* Task description
Below are the records. List every line holding the word "diagram".

[Code that draws figures]
--*--

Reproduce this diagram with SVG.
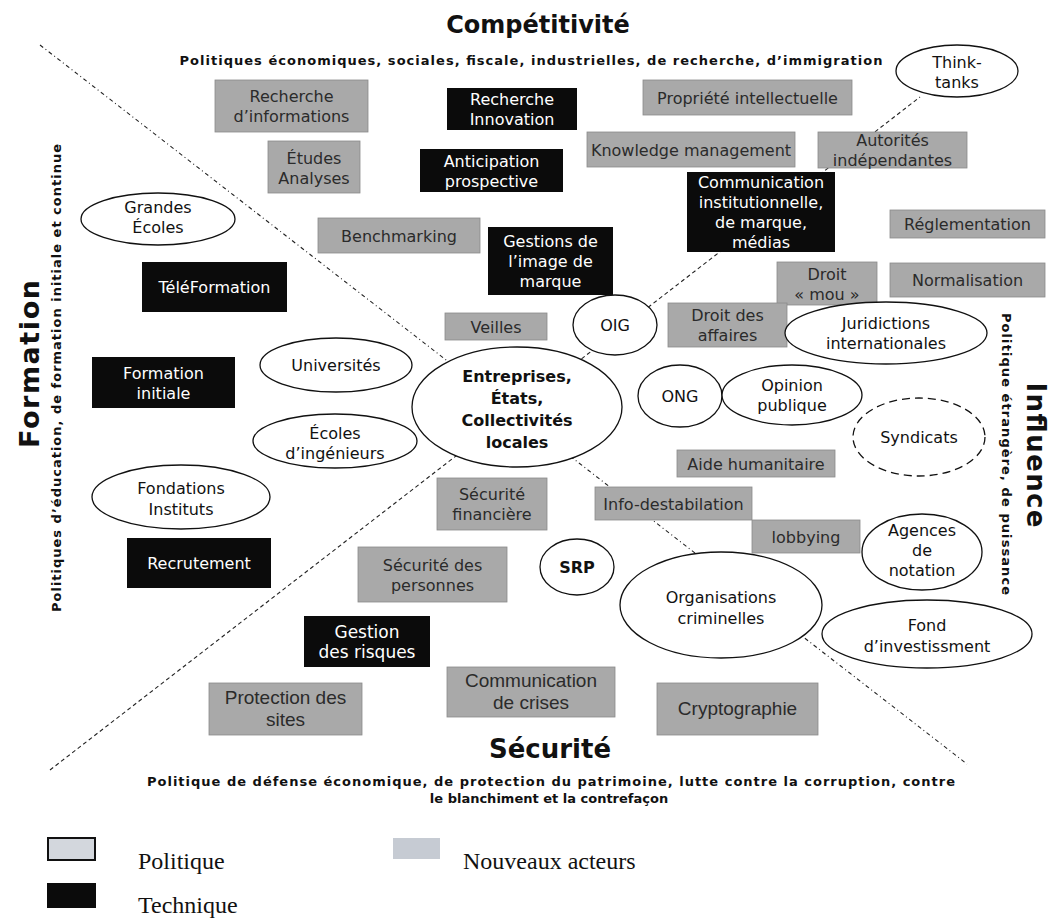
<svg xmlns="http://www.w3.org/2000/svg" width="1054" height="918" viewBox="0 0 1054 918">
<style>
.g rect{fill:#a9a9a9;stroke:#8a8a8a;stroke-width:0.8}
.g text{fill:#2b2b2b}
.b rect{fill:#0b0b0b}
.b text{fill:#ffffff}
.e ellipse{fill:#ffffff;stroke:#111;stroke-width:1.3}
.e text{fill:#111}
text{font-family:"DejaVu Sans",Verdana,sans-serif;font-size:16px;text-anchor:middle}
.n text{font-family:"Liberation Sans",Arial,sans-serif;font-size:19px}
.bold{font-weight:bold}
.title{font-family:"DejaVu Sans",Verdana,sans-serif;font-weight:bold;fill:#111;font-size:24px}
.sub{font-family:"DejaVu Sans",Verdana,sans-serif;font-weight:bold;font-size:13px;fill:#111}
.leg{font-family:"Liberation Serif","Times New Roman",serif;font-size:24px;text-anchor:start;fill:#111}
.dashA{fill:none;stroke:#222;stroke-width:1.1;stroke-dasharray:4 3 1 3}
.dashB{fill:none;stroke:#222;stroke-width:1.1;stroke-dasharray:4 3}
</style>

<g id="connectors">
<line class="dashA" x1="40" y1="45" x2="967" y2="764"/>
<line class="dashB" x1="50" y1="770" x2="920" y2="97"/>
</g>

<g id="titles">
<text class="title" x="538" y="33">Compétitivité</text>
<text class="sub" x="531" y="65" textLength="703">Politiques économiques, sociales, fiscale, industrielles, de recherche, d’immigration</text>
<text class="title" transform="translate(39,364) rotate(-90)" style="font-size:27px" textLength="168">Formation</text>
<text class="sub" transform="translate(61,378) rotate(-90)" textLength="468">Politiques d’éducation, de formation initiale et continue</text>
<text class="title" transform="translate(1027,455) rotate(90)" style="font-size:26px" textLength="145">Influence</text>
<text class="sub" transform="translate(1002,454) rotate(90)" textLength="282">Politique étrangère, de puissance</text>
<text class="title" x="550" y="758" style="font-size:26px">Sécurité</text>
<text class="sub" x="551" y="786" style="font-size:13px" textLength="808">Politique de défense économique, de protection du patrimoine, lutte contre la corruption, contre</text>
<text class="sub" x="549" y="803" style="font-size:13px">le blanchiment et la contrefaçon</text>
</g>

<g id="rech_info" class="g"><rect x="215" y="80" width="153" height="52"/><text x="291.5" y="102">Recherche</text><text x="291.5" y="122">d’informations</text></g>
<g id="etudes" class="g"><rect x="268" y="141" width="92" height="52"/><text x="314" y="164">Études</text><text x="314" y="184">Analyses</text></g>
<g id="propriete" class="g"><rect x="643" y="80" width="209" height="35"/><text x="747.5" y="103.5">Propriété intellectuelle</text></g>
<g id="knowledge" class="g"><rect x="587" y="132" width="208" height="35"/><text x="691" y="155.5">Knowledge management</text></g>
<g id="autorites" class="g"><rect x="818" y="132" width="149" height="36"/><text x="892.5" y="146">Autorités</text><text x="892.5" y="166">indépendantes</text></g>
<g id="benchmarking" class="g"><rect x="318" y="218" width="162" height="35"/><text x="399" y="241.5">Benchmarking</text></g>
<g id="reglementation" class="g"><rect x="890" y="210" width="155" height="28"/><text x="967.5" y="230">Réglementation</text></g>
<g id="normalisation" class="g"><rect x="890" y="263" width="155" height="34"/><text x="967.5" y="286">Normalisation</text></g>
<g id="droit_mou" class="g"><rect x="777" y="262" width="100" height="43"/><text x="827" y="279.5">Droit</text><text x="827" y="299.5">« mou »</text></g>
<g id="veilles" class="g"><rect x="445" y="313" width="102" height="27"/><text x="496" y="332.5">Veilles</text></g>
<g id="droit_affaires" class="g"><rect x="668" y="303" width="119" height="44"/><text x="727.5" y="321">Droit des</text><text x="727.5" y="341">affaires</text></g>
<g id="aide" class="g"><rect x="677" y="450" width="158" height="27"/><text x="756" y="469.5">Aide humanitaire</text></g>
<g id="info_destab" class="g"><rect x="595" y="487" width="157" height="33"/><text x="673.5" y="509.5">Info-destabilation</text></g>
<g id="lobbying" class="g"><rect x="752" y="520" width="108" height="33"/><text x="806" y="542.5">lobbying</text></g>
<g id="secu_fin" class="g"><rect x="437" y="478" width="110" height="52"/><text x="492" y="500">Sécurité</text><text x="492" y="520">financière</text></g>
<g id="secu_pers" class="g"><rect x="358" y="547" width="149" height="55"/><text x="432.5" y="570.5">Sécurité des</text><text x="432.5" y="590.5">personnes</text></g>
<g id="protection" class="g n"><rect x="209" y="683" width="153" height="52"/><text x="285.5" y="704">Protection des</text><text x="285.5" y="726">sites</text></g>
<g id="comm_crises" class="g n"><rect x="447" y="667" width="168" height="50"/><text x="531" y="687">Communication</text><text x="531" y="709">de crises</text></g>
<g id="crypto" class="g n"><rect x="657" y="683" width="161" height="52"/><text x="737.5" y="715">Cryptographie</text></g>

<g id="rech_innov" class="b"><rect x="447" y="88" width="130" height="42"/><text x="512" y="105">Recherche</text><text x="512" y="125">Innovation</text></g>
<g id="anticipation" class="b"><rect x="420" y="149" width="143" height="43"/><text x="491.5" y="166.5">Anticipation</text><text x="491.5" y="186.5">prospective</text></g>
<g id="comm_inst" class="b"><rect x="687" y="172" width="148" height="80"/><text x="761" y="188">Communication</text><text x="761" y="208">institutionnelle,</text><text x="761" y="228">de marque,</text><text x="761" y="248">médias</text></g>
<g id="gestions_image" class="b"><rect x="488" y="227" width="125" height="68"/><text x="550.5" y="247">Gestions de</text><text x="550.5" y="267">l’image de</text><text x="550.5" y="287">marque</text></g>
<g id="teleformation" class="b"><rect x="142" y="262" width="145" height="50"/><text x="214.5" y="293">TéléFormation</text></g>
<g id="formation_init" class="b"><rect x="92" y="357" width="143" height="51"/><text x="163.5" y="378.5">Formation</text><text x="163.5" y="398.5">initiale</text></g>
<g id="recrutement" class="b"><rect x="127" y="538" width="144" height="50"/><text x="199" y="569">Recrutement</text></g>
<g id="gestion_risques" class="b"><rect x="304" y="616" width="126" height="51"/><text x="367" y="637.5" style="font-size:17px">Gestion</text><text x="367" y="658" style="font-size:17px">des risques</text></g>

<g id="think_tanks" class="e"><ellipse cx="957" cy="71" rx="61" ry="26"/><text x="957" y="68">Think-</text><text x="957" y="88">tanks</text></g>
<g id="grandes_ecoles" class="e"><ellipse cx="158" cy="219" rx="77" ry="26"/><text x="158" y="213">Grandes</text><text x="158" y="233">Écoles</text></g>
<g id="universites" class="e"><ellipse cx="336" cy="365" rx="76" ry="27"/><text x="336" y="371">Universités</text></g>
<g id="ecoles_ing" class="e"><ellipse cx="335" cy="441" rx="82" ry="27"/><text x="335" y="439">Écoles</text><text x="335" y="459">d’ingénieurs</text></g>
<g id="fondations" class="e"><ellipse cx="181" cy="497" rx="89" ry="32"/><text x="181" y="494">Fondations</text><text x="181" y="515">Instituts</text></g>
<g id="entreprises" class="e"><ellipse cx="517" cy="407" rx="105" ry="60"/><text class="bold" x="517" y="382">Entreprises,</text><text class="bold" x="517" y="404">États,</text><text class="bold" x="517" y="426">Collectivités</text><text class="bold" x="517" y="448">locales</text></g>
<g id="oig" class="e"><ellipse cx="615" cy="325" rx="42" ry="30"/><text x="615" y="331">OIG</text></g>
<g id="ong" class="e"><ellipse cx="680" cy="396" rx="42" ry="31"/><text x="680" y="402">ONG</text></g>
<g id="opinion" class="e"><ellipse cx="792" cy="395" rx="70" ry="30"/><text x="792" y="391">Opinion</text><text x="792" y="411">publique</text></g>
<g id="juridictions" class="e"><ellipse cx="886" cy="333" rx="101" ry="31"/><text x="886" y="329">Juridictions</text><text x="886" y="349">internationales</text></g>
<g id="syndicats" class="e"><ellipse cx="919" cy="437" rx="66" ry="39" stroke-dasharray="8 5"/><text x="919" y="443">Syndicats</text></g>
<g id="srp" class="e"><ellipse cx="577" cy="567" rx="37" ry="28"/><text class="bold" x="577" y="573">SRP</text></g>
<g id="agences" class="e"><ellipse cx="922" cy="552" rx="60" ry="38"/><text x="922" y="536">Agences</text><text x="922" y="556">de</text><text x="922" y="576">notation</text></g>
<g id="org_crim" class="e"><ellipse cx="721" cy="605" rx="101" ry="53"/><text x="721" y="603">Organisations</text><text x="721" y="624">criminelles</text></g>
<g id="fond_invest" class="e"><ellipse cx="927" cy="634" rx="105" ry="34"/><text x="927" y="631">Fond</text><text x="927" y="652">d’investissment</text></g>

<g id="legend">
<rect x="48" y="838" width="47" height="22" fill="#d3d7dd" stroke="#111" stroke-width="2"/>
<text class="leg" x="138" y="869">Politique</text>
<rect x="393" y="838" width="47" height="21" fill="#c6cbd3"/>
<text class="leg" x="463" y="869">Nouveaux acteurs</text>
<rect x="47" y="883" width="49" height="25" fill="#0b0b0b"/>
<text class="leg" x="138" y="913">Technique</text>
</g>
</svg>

--*--

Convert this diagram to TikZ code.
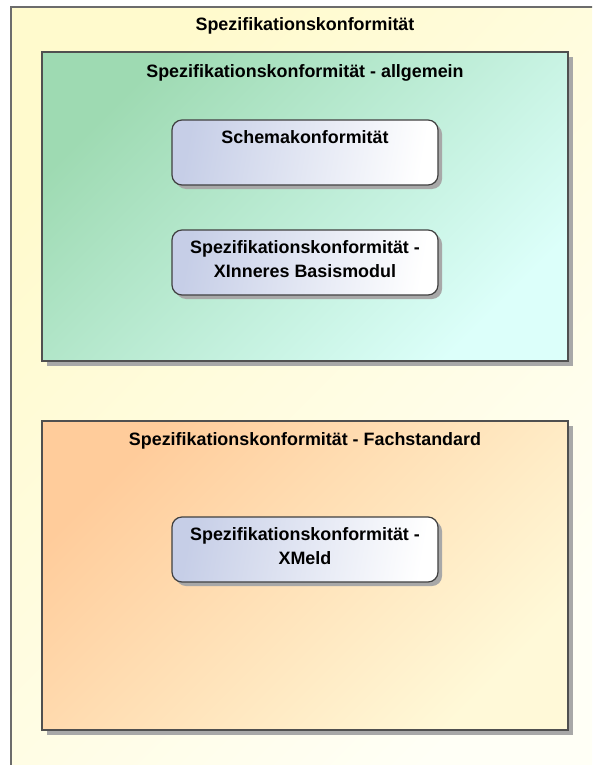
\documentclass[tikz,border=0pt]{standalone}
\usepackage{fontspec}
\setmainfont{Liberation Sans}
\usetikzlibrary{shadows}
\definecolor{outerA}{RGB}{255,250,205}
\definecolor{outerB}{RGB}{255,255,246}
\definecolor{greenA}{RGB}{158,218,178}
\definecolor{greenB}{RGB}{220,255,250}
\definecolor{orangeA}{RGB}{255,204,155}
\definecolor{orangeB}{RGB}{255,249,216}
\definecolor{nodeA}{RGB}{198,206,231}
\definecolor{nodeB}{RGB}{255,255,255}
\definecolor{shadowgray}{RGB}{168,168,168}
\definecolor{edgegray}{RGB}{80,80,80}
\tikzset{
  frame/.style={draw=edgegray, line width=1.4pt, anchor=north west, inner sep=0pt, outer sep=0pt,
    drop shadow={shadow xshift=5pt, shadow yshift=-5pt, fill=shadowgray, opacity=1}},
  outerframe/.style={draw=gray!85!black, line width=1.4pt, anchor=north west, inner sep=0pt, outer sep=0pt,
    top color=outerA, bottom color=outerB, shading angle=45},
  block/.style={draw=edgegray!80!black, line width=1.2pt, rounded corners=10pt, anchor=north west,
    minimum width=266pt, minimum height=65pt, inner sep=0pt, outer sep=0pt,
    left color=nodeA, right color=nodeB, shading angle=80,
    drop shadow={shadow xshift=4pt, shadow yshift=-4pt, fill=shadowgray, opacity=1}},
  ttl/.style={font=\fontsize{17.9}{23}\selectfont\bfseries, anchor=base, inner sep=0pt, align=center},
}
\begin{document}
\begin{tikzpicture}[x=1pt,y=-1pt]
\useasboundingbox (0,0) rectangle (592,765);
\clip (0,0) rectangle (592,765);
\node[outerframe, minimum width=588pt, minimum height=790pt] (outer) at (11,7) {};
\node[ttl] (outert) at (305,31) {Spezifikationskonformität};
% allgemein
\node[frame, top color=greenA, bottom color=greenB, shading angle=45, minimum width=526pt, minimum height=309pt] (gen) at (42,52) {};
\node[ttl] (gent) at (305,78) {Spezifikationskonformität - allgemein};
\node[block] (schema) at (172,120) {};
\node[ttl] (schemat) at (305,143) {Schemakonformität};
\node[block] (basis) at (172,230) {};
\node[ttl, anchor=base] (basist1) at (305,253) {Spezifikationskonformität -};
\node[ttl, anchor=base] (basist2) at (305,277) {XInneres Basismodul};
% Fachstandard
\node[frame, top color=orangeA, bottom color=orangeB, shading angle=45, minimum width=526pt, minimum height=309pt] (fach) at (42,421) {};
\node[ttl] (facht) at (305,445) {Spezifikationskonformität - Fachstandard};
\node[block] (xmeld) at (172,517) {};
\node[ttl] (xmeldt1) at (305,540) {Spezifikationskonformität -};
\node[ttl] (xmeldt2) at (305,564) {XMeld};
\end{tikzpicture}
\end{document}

--*--

* Exercise solution
Reproduce this diagram with SVG.
Convert this diagram to TikZ code.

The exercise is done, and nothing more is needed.